SNP Finance Secretary Kate Forbes revealed she was considering a broader definition while discussing her new 10-year economic strategy at Holyrood’s economy committee.

She said there were “very narrow ways of measuring green jobs” and the government was doing “quite a lot of work” on a more meaningful measurement. 

The SNP set a target of having 130,000 jobs in the low carbon economy by 2020.

However recent figures from the Office for National Statistics showed the number of jobs was just 20,500 in 2020, and had declined every year since 2016, when it was 24,000.

The ONS groups 17 industries in the low carbon and renewable energy sector, including offshore and onshore wind, hydropower, nuclear, low-emission vehicles and carbon capture.

But Ms Forbes said she thought other industries ought to be factored in, including real estate and office building that contributed to Scotland’s net zero target.

Labour MSP Colin Smyth pressed her about reasons behind the failure to hit the 130,000 green jobs target and asked what the new target was in her economic strategy.

He said: “On renewable jobs, you said that we’re leading the way, but your government promised 130,000 renewable jobs by 2020.

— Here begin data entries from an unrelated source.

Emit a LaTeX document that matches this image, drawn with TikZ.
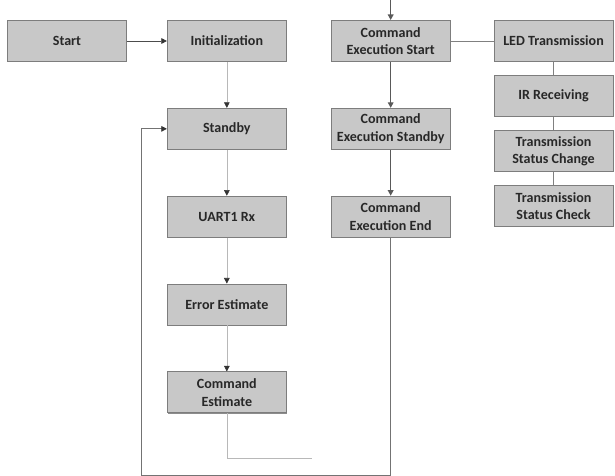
\documentclass[tikz,border=0pt]{standalone}
\usepackage{fontspec}
\setmainfont{Carlito}
\usetikzlibrary{arrows.meta,positioning,shadows}

\definecolor{boxgray}{RGB}{200,200,200}
\definecolor{edgegray}{RGB}{125,125,125}
\definecolor{txtgray}{RGB}{40,40,40}

\begin{document}
\begin{tikzpicture}[
  node distance = 1.15cm,
  blk/.style  = {rectangle, draw=edgegray, fill=boxgray, line width=0.6pt,
                 minimum width=2.975cm, minimum height=1.025cm, inner sep=1pt,
                 align=center, text=txtgray,
                 font=\bfseries\fontsize{10}{12.5}\selectfont,
                 drop shadow={shadow xshift=0.6pt, shadow yshift=-0.6pt,
                              fill=black, opacity=0.45}},
  lnk/.style  = {draw=black!28, line width=0.4pt,
                 -{Triangle[length=4pt, width=4pt, color=black!80]}},
  flow/.style = {draw=black!65, line width=1.1pt,
                 -{Triangle[length=4pt, width=4pt]}},
  tie/.style  = {draw=black!50, line width=0.5pt},
  ret/.style  = {draw=black!55, line width=0.6pt}
]
\useasboundingbox (0,0) rectangle (15.375,-11.9);

% main loop
\node[blk] (start) at (1.675,-1.025) {Start};
\node[blk, right=1cm of start] (init) {Initialization};
\node[blk, below=of init]  (stby) {Standby};
\node[blk, below=of stby]  (uart) {UART1 Rx};
\node[blk, below=of uart]  (err)  {Error Estimate};
\node[blk, below=of err]   (cmd)  {Command\\Estimate};

% command execution
\node[blk, right=1.1cm of init] (cxs) {Command\\Execution Start};
\node[blk, below=of cxs]   (cxw)  {Command\\Execution Standby};
\node[blk, below=of cxw]   (cxe)  {Command\\Execution End};

% transmission
\node[blk, right=1.075cm of cxs] (led) {LED Transmission};
\node[blk, below=0.33cm of led]  (ir)  {IR Receiving};
\node[blk, below=0.33cm of ir]   (tsc) {Transmission\\Status Change};
\node[blk, below=0.33cm of tsc]  (tsk) {Transmission\\Status Check};

\coordinate (top)    at ([yshift=0.5cm]cxs.north);
\coordinate (cmdbot) at ([yshift=-1.125cm]cmd.south);
\coordinate (cmdend) at ([xshift=2.125cm]cmdbot);
\coordinate (retl)   at (3.525,-11.875);

\draw[lnk, draw=black!70, line width=0.5pt] (start) -- (init);
\draw[lnk] (init)  -- (stby);
\draw[lnk] (stby)  -- (uart);
\draw[lnk] (uart)  -- (err);
\draw[lnk] (err)   -- (cmd);
\draw[draw=black!28, line width=0.4pt] (cmd.south) -- (cmdbot) -- (cmdend);

\draw[flow] (top) -- (cxs);
\draw[flow] (cxs) -- (cxw);
\draw[flow] (cxw) -- (cxe);

\draw[tie] (cxs) -- (led);
\draw[tie] (led) -- (ir);
\draw[tie] (ir)  -- (tsc);
\draw[tie] (tsc) -- (tsk);

\draw[ret, -{Triangle[length=4pt, width=4pt, color=black!80]}]
  (cxe.south) |- (retl) |- (stby.west);
\end{tikzpicture}
\end{document}
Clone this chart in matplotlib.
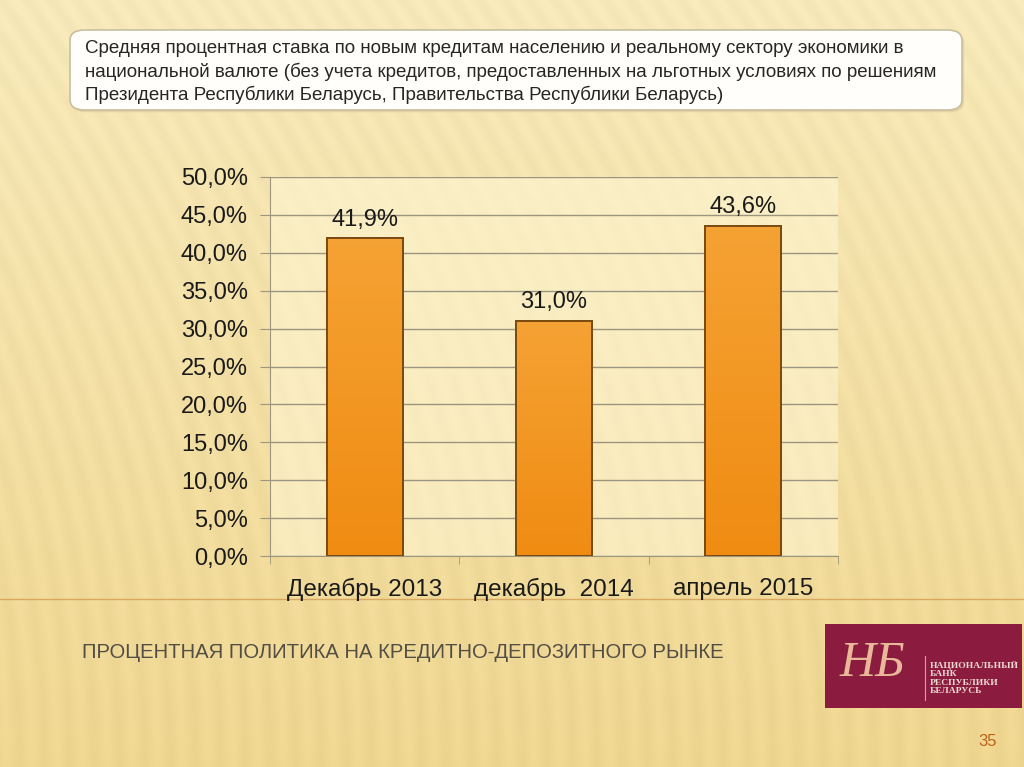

"The ONS figures show that number is a sixth of that level and it’s falling, so I’m keen to know why you think we’re leading the way if we are so far behind what your government’s target was for renewable jobs.

"And what is your new target for renewable jobs if the 130,000 target is so far off the mark in terms of delivery?”  

However Mr Forbes, who earlier stressed the importance of creating jobs in the supply chain for wind farms and other renewable energy projects, repeatedly refused to give a number.

She said: “In terms of green jobs, we at the moment are doing quite a lot of work internally in the government in terms of trying to measure green jobs, because there are very narrow ways of measuring green jobs.

“But actually there’s a lot of jobs that are being established and created in a number of different industries that you could classify very much as green jobs.

“For example, I recently met with a real estate business which is one of the largest real estate businesses in the world, and they can reference a number of jobs that have been created, including as a result of work in Scotland, which are directly contributing to making non-domestic properties net zero. 

“So at the moment, jobs like that are probably not captured when it comes to being classified as a green job, but they are contributing to making the country as a whole net zero.

“I think right now our approach through this strategy is to say, right, Where are the challenges right now? Let’s meet them head on, and let’s ensure that we build a more robust supply chain.”

Mr Smith said: “It would certainly take a leap to go from 20,500 to 130,000 just by changing the definition, but I would be keen to hear  in the future what the government’s target actually is, however you define it.”